The Reality Of Parental Favouritism

The Reality Of Parental Favouritism

No parent will consciously own up to the fact that favouritism is operative within some families. One of the unwritten norms of society is the attachment of mothers to their sons and fathers to their daughters. But when parents go overboard with their preferences, there is bound to be discord within the home. Favoured children are spoilt children. Parents who indulge in favouritism do so at the risk of undermining the very foundation of the family.
“If the family fails, then all other institutions of society will fail…..” says Dr. Kenneth Chafin a theologian.

The biblical story of Rebekah who forced her favourite son to deceive his blind father and steal his brother Esau’s blessing is a good example of how favouritism of parents ruined family relationships, stirred up enmity between siblings, and exiled Jacob from his family for many years.

However, Jacob didn’t learn from his parents’ mistakes, but favoured Joseph among all his other sons and gave him a special gift of a beautiful coat of many colours. Jealousy and anger raged against Joseph, and the brothers sold him to some merchants, then lied to their father that he had been devoured by a wild animal.

The emotional environment within the home especially in the early formative years of children has a marked effect on the behaviour of the favoured child as well as one the one who feels rejected.

Reasons for Parental Favouritism:
• Over attachment of mothers to their sons and fathers to their daughters. A father tends to be overprotective of his daughter, and the male child feels rejected. Similarly, when a mother dotes on her son, the daughter feels betrayed by the very person who must love her.
• Gender discrimination: In many Asian countries and cultures, the son is given pride of place within the family vis-à-vis nutrition, education and health care. The girl’s needs are not fully met. She is often malnourished and suffers from ill health. Her education is not of much importance. She is made to stay at home to help with the chores and care for her other siblings.
• Appearance: Parents are sometimes subconsciously biased in favour of the healthy, good looking child. The ugly child feels unwanted and insecure.
• Health: A disabled child may receive less attention than the robust sibling. In some cases, the handicapped child takes up all of the mother’s time, while the healthy child is left to fend for himself.
• Intelligence: A clever child is praised and pampered. But the average child does not receive the encouragement he requires.
Favouritism is a form of child abuse. This is a type of misguided love and makes for bad parenting.

Effect of Favouritism on the pampered child:
– Overindulgence: This stunts the personality of the child. He gets used to instant gratification of his needs, and therefore lacks motivation to develop his own faculties. When his demands are not met immediately, his frustration levels increase. He may suffer from attention deficit and will not complete whatever task he starts. He is poor in problem solving. He grows into an adult who is self centred, greedy and always complaining when things don’t go his way. A pampered child is insecure when left to his own devices, and suffers from poor self esteem.
– Privilege: Because he is favoured more than other siblings, he becomes a bully and lords it over the others.

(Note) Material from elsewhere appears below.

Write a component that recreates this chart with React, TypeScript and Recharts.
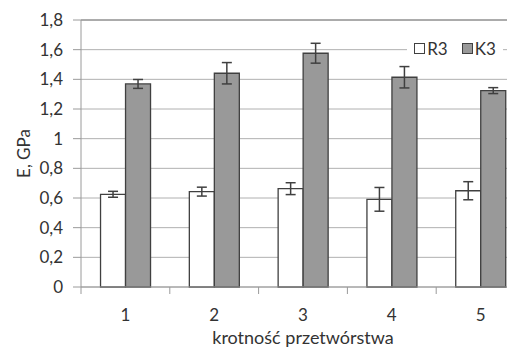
import React from 'react';
import { BarChart, Bar, XAxis, YAxis, CartesianGrid, Legend, ErrorBar, ReferenceLine } from 'recharts';

const categories = ['1', '2', '3', '4', '5'];
const r3Values = [0.625, 0.643, 0.663, 0.591, 0.649];
const r3Errors = [0.02, 0.03, 0.04, 0.08, 0.061];
const k3Values = [1.369, 1.441, 1.576, 1.414, 1.324];
const k3Errors = [0.03, 0.072, 0.067, 0.072, 0.02];
const yTicks = [0, 0.2, 0.4, 0.6, 0.8, 1, 1.2, 1.4, 1.6, 1.8];

const CHART_W = 530;
const CHART_H = 344;
const Y_AXIS_W = 73;
const MARGIN = { top: 12, right: 13, left: 0, bottom: 0 };
const FONT = 'Lato, "Open Sans", sans-serif';
const TEXT = '#333333';
const AXIS = '#9a9a9a';
const OUTLINE = '#404040';

const data = categories.map((c, i) => ({
  name: c,
  R3: r3Values[i],
  r3Err: r3Errors[i],
  K3: k3Values[i],
  k3Err: k3Errors[i],
}));

const band = (CHART_W - MARGIN.right - MARGIN.left - Y_AXIS_W) / categories.length;

const XTick = (props: any) => {
  const { x, y, payload, index } = props;
  return (
    <g>
      <line x1={x - band / 2} x2={x - band / 2} y1={y} y2={y + 7} stroke={AXIS} />
      {index === categories.length - 1 && (
        <line x1={x + band / 2} x2={x + band / 2} y1={y} y2={y + 7} stroke={AXIS} />
      )}
      <text x={x} y={y + 34} textAnchor="middle" fill={TEXT} fontSize={17} fontFamily={FONT}>
        {payload.value}
      </text>
    </g>
  );
};

const LegendBox = () => (
  <div
    style={{
      display: 'flex',
      alignItems: 'center',
      justifyContent: 'center',
      gap: 14,
      background: 'white',
      fontFamily: FONT,
      fontSize: 17,
      color: TEXT,
      height: 20,
    }}
  >
    {[
      { label: 'R3', fill: '#ffffff' },
      { label: 'K3', fill: '#999999' },
    ].map(item => (
      <span key={item.label} style={{ display: 'flex', alignItems: 'center', gap: 2 }}>
        <span
          style={{
            display: 'inline-block',
            width: 9,
            height: 9,
            background: item.fill,
            border: `1px solid ${OUTLINE}`,
          }}
        />
        {item.label}
      </span>
    ))}
  </div>
);

export default function App() {
  return (
    <div style={{ width: CHART_W, height: CHART_H }}>
      <BarChart
        width={CHART_W}
        height={CHART_H}
        data={data}
        margin={MARGIN}
        barCategoryGap="22%"
        barGap={0}
      >
        <CartesianGrid vertical={false} stroke="#b0b0b0" strokeWidth={1} />
        <ReferenceLine y={1.8} stroke="#808080" strokeWidth={1.2} />
        <XAxis
          dataKey="name"
          height={65}
          axisLine={{ stroke: AXIS }}
          tickLine={false}
          tickSize={0}
          tickMargin={0}
          tick={<XTick />}
          interval={0}
          label={(p: any) => {
            const vb = p.viewBox;
            return (
              <text
                x={vb.x + vb.width / 2}
                y={vb.y + 57}
                textAnchor="middle"
                fill={TEXT}
                fontSize={18}
                fontFamily={FONT}
              >
                krotność przetwórstwa
              </text>
            );
          }}
        />
        <YAxis
          width={Y_AXIS_W}
          domain={[0, 1.8]}
          ticks={yTicks}
          interval={0}
          axisLine={{ stroke: AXIS }}
          tickLine={{ stroke: AXIS }}
          tickSize={8}
          tickMargin={10}
          tick={{ fill: TEXT, fontSize: 17, fontFamily: FONT }}
          tickFormatter={(v: number) => String(v).replace('.', ',')}
          label={(p: any) => {
            const vb = p.viewBox;
            const cx = vb.x + 22;
            const cy = vb.y + vb.height / 2;
            return (
              <text
                x={cx}
                y={cy}
                transform={`rotate(-90 ${cx} ${cy})`}
                textAnchor="middle"
                fill={TEXT}
                fontSize={17}
                fontFamily={FONT}
              >
                E, GPa
              </text>
            );
          }}
        />
        <Legend
          layout="horizontal"
          verticalAlign="middle"
          align="center"
          content={<LegendBox />}
          wrapperStyle={{ top: 30, left: 399, width: 96 }}
        />
        <Bar dataKey="R3" fill="#ffffff" stroke={OUTLINE} strokeWidth={1.3} isAnimationActive={false}>
          <ErrorBar dataKey="r3Err" width={5} stroke={OUTLINE} strokeWidth={1.5} isAnimationActive={false} />
        </Bar>
        <Bar dataKey="K3" fill="#999999" stroke={OUTLINE} strokeWidth={1.3} isAnimationActive={false}>
          <ErrorBar dataKey="k3Err" width={5} stroke={OUTLINE} strokeWidth={1.5} isAnimationActive={false} />
        </Bar>
      </BarChart>
    </div>
  );
}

Effects of Favouritism on the unfavoured child:
– Conduct Disorders such as telling tales about the pampered child, causing him injury or lying. He indulges in anti-social behaviour to attract parental attention.
– Inferiority Complex because of parental rejection verbally or non-verbally through indifference.
– Lack of self confidence and self esteem.
Sometimes these signs may not be detected until adolescence. Jealousy, violence, drug or alcohol abuse or even attempts at suicide are known to occur.

Lessons for parents:
– Parents should learn to respect the personhood of every child. All must be treated and loved equally. The home should provide a loving, caring and stimulating environment.
– Discipline is an important part of nurture. Unless parents are good role models, discipline will not be effective. Moral and spiritual values should form the basis of discipline.
– No preferential treatment should be given to one particular child. Parents should foster a spirit of caring and sharing among siblings.
– Unhealthy comparisons breed rivalry. This increases the natural jealousy that exists in children. Each child has his own special gifts. So healthy competition should be encouraged.
– Children should know that obedience is expected from them. They must also be taught to take responsibility for their actions. If asked to mediate in their quarrels, parents must be fair and just.
– Children should be encouraged to verbalize their feelings. Parents will then become aware of their own hurtful actions.

Parenting is a responsibility. Irrespective of attributes like physical attractiveness, intelligence, beauty or special skills, a child should be confident of his worth in the eyes of his parents. This can happen only when his physical, emotional, social and spiritual needs are met. Favouring one child over another will prove detrimental to their holistic development and will sow seeds of discord within the family.